By Jochen Ehrhardt
Hotel group revenues are down by as much as 90% across the boards for the second quarter of 2020. The third quarter isn’t looking much better, with many hotels only re-opening in the fourth quarter. The global demand-reduced crisis is here to stay and any recovery to 2019 levels is expected to take years, not months.
As a result, hotels are forced to cut costs wherever possible: Anything that is not considered an essential part of the core business is put to the test.
Quality Assurance falls into this category, raising the question whether traditional Quality Assurance hasn’t been an anachronism for some time anyway, with the current crisis only being the final nail in the coffin. For example, luxury hotel operator Dorchester Collection abandoned traditional Quality Assurance some time ago, preferring to focus entirely on guest reviews that are collected 24/7 from multiple booking channels, as well as directly from the hotels.

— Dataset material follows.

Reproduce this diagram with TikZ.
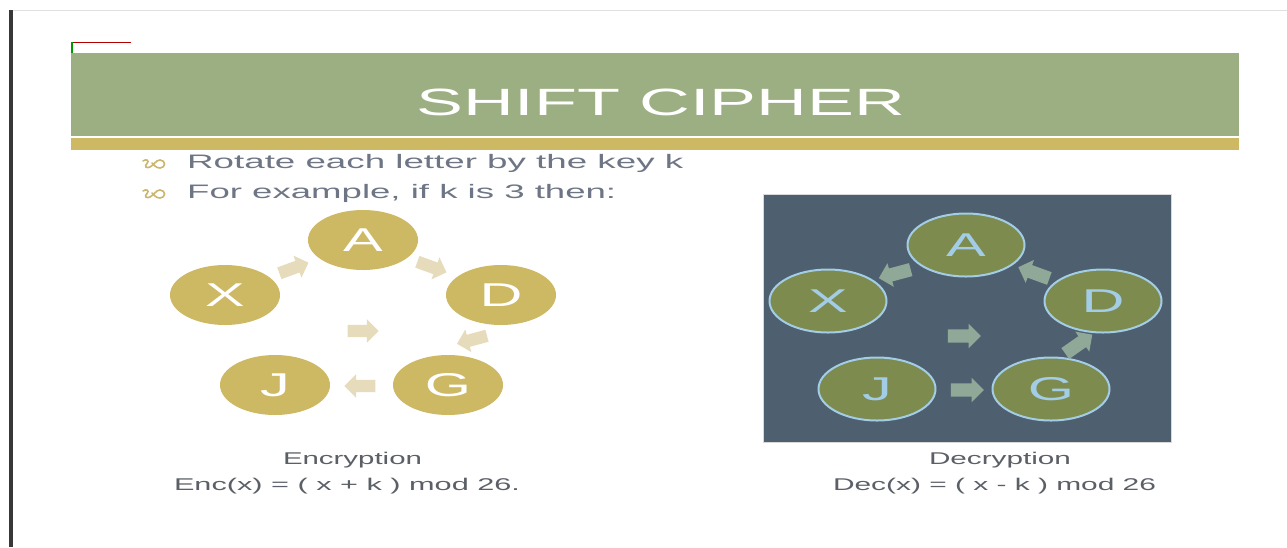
\documentclass[tikz,border=0pt]{standalone}
\usepackage{fontspec}
\setmainfont{Liberation Sans}
\usetikzlibrary{shapes.geometric,shapes.arrows}
\newcommand\wfit[2]{\resizebox{#1}{\height}{#2}}
\newcommand\widelet[1]{\scalebox{1.8}[1]{#1}}
\definecolor{titlegreen}{HTML}{9CAF83}
\definecolor{goldc}{HTML}{CDB864}
\definecolor{bodytext}{HTML}{6E7584}
\definecolor{captext}{HTML}{5B5F66}
\definecolor{slatec}{HTML}{4E6070}
\definecolor{olivec}{HTML}{7D8B4F}
\definecolor{ltblue}{HTML}{A3CDE6}
\definecolor{beigec}{HTML}{E6DCBC}
\definecolor{sagec}{HTML}{90A897}
\definecolor{bullc}{HTML}{CBB66E}
\begin{document}
\begin{tikzpicture}[x=1pt,y=-1pt,
  lcirc/.style={ellipse, fill=goldc, minimum width=110pt, minimum height=60pt, inner sep=0pt, text=white, font=\fontsize{33}{33}\selectfont},
  rcirc/.style={ellipse, fill=olivec, draw=ltblue, line width=2pt, minimum width=117pt, minimum height=63pt, inner sep=0pt, text=ltblue, font=\fontsize{33}{33}\selectfont},
  larrow/.style={single arrow, fill=beigec, draw=none, minimum height=31pt, inner xsep=0pt, inner ysep=6pt, single arrow head extend=5.5pt},
  rarrow/.style={single arrow, fill=sagec, draw=none, minimum height=33pt, inner xsep=0pt, inner ysep=6.5pt, single arrow head extend=5.5pt},
  bodyline/.style={anchor=base west, inner sep=0pt, text=bodytext, font=\fontsize{19.5}{20}\selectfont},
  capline/.style={anchor=base, inner sep=0pt, text=captext, font=\fontsize{17}{18}\selectfont},
  bullet/.style={bullc, line width=1.6pt, line cap=round}
]
\useasboundingbox (0,0) rectangle (1287,547);
\fill[white] (0,0) rectangle (1287,547);
% frame
\fill[black!78] (9,10) rectangle (12.5,547);
\draw[black!12, line width=1pt] (12.5,10.5) -- (1287,10.5);
\draw[red!70!black, line width=1pt] (72,42.5) -- (131,42.5);
\draw[green!60!black, line width=2pt] (72,42) -- (72,75);
% title bars
\fill[titlegreen] (71,53) rectangle (1239,136);
\fill[goldc] (71,138) rectangle (1239,150);
\node[anchor=base, inner sep=0pt, text=white, font=\fontsize{38}{38}\selectfont] (title) at (661,115) {\wfit{488pt}{SHIFT CIPHER}};
% bullets
\draw[bullet] (143,161) .. controls (146,158.5) and (150,160.5) .. (147,163.5) .. controls (144,166) and (146,169) .. (150,167) .. controls (154,165) and (156,160) .. (160,160) .. controls (166,160) and (166,168) .. (160,168) .. controls (156,168) and (154,165) .. (152,163);
\draw[bullet] (143,191) .. controls (146,188.5) and (150,190.5) .. (147,193.5) .. controls (144,196) and (146,199) .. (150,197) .. controls (154,195) and (156,190) .. (160,190) .. controls (166,190) and (166,198) .. (160,198) .. controls (156,198) and (154,195) .. (152,193);
\node[bodyline] (b1) at (187,168) {\wfit{496pt}{Rotate each letter by the key k}};
\node[bodyline] (b2) at (187,198) {\wfit{429pt}{For example, if k is 3 then:}};
% left diagram
\node[lcirc] (LA) at (363,240) {\widelet{A}};
\node[lcirc] (LX) at (225,295) {\widelet{X}};
\node[lcirc] (LD) at (501,295) {\widelet{D}};
\node[lcirc] (LG) at (448,385) {\widelet{G}};
\node[lcirc] (LJ) at (275,385) {\widelet{J}};
\node[larrow, rotate=20] (la1) at (291,269) {};
\node[larrow, rotate=-20] (la2) at (429,266) {};
\node[larrow, rotate=195] (la3) at (475,339) {};
\node[larrow, rotate=180] (la4) at (363,386) {};
\node[larrow] (la5) at (360,331) {};
% right diagram
\node[fill=slatec, draw=black!15, line width=0.8pt, minimum width=408pt, minimum height=248pt, inner sep=0pt, anchor=north west] (panel) at (763,194) {};
\node[rcirc] (RA) at (966,245) {\widelet{A}};
\node[rcirc] (RX) at (828,301) {\widelet{X}};
\node[rcirc] (RD) at (1103,301) {\widelet{D}};
\node[rcirc] (RJ) at (877,389) {\widelet{J}};
\node[rcirc] (RG) at (1051,389) {\widelet{G}};
\node[rarrow, rotate=195] (ra1) at (898,273) {};
\node[rarrow, rotate=160] (ra2) at (1037,274) {};
\node[rarrow, rotate=35] (ra3) at (1076,346) {};
\node[rarrow] (ra4) at (961,336) {};
\node[rarrow] (ra5) at (964,390) {};
% captions
\node[capline] (enc) at (352.5,464) {\wfit{139pt}{Encryption}};
\node[capline] (encf) at (347,490) {\wfit{346pt}{Enc(x) = ( x + k ) mod 26.}};
\node[capline] (dec) at (1000,464) {\wfit{142pt}{Decryption}};
\node[capline] (decf) at (994.5,490) {\wfit{323pt}{Dec(x) = ( x - k ) mod 26}};
\end{tikzpicture}
\end{document}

However, the vast majority of the luxury hotel operators still stick with one provider of traditional Quality Assurance. While decision makers at the operator head-offices claim benchmarking is the main argument for working with the same provider as their competition, a growing number of hoteliers on the ground question the relevance of the up-to-three annual audits. In addition, tying hotel management’s pay to the result of such anonymous audits is seen by many as a questionable practice.
Let us recall quickly how traditional Quality Assurance typically works:
- Anonymous 45-hour audit executed by a professional inspector;
- Checking 800 – 1,200 boxes (yes, no, n/a) covering all departments relevant to the guest experience;
- Focusing on facilities, service quality, and EQ (emotional intelligence);
- Disclosing the nature of the hotel stay to the GM upon departure;
- Commissioned by the hotel operator’s head office.
For many hotel companies, the major selling, or for that matter, buying argument appears to be benchmarking, which necessitates a standardised approach in order to facilitate comparing results with a hotel’s peer group. This, at the same time, is also the major weakness, a uniformist, one-size-fits-all and lowest-common-denominator approach that does not serve the purpose—at least for individual, differentiating value-propositions, especially for high-end 5-star+ brands that aspire to exceed. Furthermore, what exactly is the value of finding out that a hotel, for example, scored 1.88% higher or lower than another hotel? In general, why would an operator work with the same advisor as its competitors in the first place, in what should be the core competence, delivering quality that reflects each property’s unique DNA? This, obviously, assumes that the operator believes such a DNA exists.
One conclusion is that this uniformist approach to quality contributes to the fact that most luxury hospitality brands lack differentiation and therefore are interchangeable in the guests’ eyes. As always, a few exceptions prove the rule.
In addition, many inspectors have to work their way through two checklists of standards during an audit, one for the third-party Quality Assurance provider and another for the brand. As this equates to roughly one box checked every minute, how on earth is the inspector supposed to grasp and inhale the very essence of a hotel’s offering, DNA, or value proposition? How can he or she accurately observe and assess the critical human interaction between employees and guests under such time pressure? Doesn’t this push the inspector into being a box-checker, similar to a book-keeper?
In light of the currently dire economic situation and lukewarm outlook, coupled with a sub-par approach to what should matter most to high-end products—quality—what could be a practicable solution for those brands wanting to stand out?
Here’s a suggestion for Quality Assurance 3.0:
- Stay longer than 45-hours, spend more time on what really matters; focus on the human interaction, guest engagement as the key aspect, and service quality;
- Let the facilities take a back seat, i.e. just summarize strengths and weaknesses, as the hoteliers typically are fully aware of their property-related deficiencies;
- Jettison the 800+ standards, the need to tick boxes, as it prevents the inspector from performing properly.
Having said this, a useful set of standards needs to be embedded in the inspector’s head, serving as a reminder or mnemonic device—a useful set of standards being up-to-date, detailed, not a lax, feel-good standardisation—that enables the inspector to gauge accurately the aspirations of companies in search of true excellence and without reference to the competition.
This non-standardised approach would be reflective first and foremost of a brand’s demanding and ever evolving clientele, not of the clientele of another brand or the brand‘s past clientele and its expectations.
For those who’d rather focus on their own strengths and product differentiation, wouldn’t the current economic slowdown be a propitious opportunity to revisit the subject and switch to the future of Quality Assurance?